- Given task -
Beginning with the first line, set down every line through the one containing "-93.7, -95.5, -96.8];", exactly as it appears, but not the pictures.

+++ Recorded data

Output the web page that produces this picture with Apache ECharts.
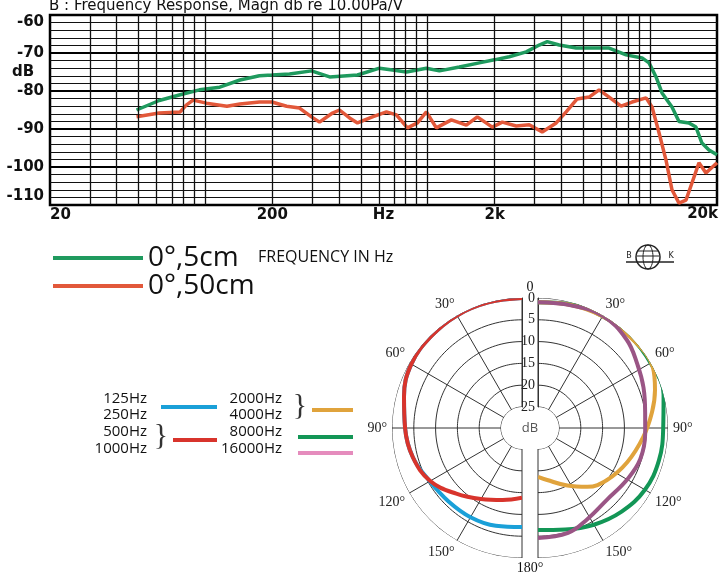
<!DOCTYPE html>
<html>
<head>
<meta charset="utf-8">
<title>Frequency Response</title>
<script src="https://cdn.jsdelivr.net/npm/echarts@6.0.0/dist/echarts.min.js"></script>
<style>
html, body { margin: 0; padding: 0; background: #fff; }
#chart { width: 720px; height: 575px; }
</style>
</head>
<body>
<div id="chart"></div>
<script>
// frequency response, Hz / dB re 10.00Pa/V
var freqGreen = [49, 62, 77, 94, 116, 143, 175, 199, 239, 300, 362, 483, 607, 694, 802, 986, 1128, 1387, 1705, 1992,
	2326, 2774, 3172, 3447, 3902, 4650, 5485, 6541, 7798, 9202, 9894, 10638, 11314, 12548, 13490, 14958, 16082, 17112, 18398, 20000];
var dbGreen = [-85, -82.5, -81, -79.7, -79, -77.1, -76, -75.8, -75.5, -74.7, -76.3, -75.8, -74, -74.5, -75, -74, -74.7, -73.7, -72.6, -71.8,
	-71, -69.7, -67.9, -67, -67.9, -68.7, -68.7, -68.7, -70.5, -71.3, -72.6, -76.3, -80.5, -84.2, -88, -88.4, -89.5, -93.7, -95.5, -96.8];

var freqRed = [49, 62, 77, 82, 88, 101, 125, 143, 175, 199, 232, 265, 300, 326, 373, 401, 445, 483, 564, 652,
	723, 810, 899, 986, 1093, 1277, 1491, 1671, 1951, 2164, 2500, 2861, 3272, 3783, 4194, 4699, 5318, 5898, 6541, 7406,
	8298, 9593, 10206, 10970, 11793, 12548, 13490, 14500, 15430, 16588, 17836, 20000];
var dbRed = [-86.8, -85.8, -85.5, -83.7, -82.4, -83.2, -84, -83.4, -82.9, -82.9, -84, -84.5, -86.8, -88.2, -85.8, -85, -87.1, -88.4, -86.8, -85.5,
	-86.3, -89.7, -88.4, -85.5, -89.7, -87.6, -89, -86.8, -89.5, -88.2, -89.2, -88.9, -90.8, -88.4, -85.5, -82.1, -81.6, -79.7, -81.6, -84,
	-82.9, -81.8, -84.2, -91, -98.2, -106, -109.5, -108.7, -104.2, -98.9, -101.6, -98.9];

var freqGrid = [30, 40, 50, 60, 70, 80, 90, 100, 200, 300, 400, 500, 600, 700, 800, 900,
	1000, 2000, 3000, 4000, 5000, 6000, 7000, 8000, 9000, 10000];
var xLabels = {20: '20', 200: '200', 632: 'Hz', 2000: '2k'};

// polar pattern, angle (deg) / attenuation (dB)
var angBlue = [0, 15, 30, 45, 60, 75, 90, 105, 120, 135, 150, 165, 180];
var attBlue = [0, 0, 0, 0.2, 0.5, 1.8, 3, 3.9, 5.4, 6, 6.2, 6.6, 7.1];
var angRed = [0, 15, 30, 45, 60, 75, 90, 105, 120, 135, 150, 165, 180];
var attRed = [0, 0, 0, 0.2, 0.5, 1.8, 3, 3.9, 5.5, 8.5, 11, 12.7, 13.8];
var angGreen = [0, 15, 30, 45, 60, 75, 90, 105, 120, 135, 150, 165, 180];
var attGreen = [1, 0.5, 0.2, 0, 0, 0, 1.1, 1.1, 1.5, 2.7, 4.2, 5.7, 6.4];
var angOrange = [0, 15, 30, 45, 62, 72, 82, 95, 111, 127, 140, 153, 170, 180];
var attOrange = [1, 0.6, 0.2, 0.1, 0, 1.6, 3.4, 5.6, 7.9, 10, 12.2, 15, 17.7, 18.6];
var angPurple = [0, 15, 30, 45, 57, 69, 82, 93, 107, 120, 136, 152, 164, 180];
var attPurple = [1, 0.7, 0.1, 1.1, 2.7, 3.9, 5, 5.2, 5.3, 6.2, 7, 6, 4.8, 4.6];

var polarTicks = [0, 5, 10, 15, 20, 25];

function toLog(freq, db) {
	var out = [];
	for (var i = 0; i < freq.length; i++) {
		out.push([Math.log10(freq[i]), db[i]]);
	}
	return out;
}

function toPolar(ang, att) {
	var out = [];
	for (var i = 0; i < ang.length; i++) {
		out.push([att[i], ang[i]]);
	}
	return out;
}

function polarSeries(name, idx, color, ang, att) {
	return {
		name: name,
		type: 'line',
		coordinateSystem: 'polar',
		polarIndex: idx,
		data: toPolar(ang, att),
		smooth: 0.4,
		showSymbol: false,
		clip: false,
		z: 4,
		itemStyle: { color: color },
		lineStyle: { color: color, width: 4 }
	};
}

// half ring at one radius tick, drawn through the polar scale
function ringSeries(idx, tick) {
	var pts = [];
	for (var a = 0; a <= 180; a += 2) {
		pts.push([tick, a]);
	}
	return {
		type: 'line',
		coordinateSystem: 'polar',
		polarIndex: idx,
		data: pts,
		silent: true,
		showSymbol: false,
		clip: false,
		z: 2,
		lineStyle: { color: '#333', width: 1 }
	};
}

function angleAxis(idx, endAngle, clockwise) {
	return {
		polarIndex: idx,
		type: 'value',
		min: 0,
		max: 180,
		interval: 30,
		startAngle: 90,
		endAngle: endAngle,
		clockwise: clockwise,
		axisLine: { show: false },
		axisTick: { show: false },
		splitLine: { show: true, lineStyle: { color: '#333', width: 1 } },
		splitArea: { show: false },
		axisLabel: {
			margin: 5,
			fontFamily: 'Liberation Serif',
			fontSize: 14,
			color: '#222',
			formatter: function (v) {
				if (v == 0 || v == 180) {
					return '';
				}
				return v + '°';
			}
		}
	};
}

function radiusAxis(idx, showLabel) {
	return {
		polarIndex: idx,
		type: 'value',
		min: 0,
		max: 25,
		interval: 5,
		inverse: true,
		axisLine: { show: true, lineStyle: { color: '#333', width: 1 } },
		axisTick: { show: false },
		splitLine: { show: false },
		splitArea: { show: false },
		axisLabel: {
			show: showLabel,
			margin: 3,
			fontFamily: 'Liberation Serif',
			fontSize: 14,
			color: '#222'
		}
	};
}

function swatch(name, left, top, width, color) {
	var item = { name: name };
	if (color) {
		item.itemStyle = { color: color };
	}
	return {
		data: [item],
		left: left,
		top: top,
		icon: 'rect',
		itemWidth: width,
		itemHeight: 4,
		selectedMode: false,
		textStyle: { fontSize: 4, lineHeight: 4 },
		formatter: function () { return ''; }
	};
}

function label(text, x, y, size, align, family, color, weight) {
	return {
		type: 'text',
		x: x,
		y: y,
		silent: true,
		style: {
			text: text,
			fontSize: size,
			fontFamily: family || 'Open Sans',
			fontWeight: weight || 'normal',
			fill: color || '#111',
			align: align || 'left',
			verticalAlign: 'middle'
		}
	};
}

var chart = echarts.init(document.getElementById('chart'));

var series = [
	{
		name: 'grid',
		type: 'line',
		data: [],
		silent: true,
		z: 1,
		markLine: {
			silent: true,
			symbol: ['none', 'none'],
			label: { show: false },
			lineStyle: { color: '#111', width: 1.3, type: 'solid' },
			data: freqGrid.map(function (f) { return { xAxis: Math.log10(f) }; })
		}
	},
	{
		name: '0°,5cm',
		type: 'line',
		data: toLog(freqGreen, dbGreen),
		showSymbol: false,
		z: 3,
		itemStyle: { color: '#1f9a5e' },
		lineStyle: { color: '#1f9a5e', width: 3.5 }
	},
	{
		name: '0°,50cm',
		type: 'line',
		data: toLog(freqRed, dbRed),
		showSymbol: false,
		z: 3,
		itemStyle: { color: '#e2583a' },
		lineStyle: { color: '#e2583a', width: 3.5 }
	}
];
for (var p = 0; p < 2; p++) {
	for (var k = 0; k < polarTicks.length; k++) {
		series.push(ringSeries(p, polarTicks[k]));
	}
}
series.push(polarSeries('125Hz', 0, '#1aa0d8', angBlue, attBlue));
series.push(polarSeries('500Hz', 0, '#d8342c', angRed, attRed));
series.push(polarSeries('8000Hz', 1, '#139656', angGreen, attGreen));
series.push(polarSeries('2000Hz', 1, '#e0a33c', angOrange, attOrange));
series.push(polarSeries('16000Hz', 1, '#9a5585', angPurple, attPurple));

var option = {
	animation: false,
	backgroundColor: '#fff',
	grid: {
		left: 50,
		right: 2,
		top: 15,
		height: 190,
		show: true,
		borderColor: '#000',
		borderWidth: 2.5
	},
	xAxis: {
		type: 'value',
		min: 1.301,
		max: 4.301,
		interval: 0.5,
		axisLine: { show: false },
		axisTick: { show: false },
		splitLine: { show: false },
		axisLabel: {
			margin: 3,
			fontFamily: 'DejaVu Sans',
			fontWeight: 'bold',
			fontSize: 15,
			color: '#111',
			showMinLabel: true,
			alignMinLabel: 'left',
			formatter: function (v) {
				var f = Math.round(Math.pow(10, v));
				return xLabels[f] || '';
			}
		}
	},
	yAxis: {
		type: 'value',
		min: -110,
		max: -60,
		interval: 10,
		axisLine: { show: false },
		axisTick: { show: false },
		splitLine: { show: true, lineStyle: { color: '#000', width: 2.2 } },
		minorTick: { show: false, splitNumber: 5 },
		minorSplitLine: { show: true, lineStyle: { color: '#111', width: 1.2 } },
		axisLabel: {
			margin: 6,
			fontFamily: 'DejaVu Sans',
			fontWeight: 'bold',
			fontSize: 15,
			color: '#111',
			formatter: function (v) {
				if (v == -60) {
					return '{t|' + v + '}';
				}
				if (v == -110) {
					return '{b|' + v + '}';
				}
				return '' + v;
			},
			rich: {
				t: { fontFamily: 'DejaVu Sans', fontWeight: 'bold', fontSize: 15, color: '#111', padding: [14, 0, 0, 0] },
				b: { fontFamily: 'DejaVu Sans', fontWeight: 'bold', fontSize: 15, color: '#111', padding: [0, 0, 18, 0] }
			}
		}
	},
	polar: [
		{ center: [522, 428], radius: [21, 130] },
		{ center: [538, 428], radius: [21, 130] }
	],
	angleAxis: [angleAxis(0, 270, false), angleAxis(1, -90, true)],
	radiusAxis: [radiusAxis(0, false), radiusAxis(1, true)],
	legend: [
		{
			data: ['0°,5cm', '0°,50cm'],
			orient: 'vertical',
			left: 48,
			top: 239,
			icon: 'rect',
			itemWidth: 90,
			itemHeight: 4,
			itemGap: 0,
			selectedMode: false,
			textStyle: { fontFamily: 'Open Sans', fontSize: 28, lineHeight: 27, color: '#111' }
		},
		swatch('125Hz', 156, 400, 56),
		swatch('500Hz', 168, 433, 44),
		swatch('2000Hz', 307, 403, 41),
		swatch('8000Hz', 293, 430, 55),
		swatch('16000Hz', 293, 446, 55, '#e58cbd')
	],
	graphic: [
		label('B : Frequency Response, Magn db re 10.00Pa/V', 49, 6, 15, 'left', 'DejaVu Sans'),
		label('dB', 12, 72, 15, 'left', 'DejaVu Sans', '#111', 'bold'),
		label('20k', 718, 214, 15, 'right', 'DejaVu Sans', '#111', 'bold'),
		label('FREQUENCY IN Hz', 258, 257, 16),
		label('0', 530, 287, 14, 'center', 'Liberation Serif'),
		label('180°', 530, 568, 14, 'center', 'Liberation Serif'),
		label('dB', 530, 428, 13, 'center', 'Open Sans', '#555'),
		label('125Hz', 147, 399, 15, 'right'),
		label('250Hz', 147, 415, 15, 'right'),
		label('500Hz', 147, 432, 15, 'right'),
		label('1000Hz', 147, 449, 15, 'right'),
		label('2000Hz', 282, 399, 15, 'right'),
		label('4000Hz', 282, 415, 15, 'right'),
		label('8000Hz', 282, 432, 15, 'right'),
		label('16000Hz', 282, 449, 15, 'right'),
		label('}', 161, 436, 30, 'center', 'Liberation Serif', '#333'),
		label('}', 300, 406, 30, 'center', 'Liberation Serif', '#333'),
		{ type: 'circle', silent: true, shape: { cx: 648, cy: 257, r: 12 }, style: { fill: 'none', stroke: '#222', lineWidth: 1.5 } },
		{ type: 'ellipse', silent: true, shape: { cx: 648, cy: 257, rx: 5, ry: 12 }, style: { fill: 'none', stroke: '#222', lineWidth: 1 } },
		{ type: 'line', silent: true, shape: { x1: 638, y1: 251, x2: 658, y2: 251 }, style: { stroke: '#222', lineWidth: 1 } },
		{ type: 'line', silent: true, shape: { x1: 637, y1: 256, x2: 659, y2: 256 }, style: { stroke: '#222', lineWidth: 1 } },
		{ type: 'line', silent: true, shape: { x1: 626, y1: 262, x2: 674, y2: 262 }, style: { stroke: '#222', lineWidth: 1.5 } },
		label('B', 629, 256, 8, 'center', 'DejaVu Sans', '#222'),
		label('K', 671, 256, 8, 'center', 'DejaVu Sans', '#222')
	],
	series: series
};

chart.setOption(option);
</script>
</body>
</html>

++++++

- Result of this exercise -
Output the web page that produces this picture with Apache ECharts.
<!DOCTYPE html>
<html>
<head>
<meta charset="utf-8">
<title>Frequency Response</title>
<script src="https://cdn.jsdelivr.net/npm/echarts@6.0.0/dist/echarts.min.js"></script>
<style>
html, body { margin: 0; padding: 0; background: #fff; }
#chart { width: 720px; height: 575px; }
</style>
</head>
<body>
<div id="chart"></div>
<script>
// frequency response, Hz / dB re 10.00Pa/V
var freqGreen = [49, 62, 77, 94, 116, 143, 175, 199, 239, 300, 362, 483, 607, 694, 802, 986, 1128, 1387, 1705, 1992,
	2326, 2774, 3172, 3447, 3902, 4650, 5485, 6541, 7798, 9202, 9894, 10638, 11314, 12548, 13490, 14958, 16082, 17112, 18398, 20000];
var dbGreen = [-85, -82.5, -81, -79.7, -79, -77.1, -76, -75.8, -75.5, -74.7, -76.3, -75.8, -74, -74.5, -75, -74, -74.7, -73.7, -72.6, -71.8,
	-71, -69.7, -67.9, -67, -67.9, -68.7, -68.7, -68.7, -70.5, -71.3, -72.6, -76.3, -80.5, -84.2, -88, -88.4, -89.5, -93.7, -95.5, -96.8];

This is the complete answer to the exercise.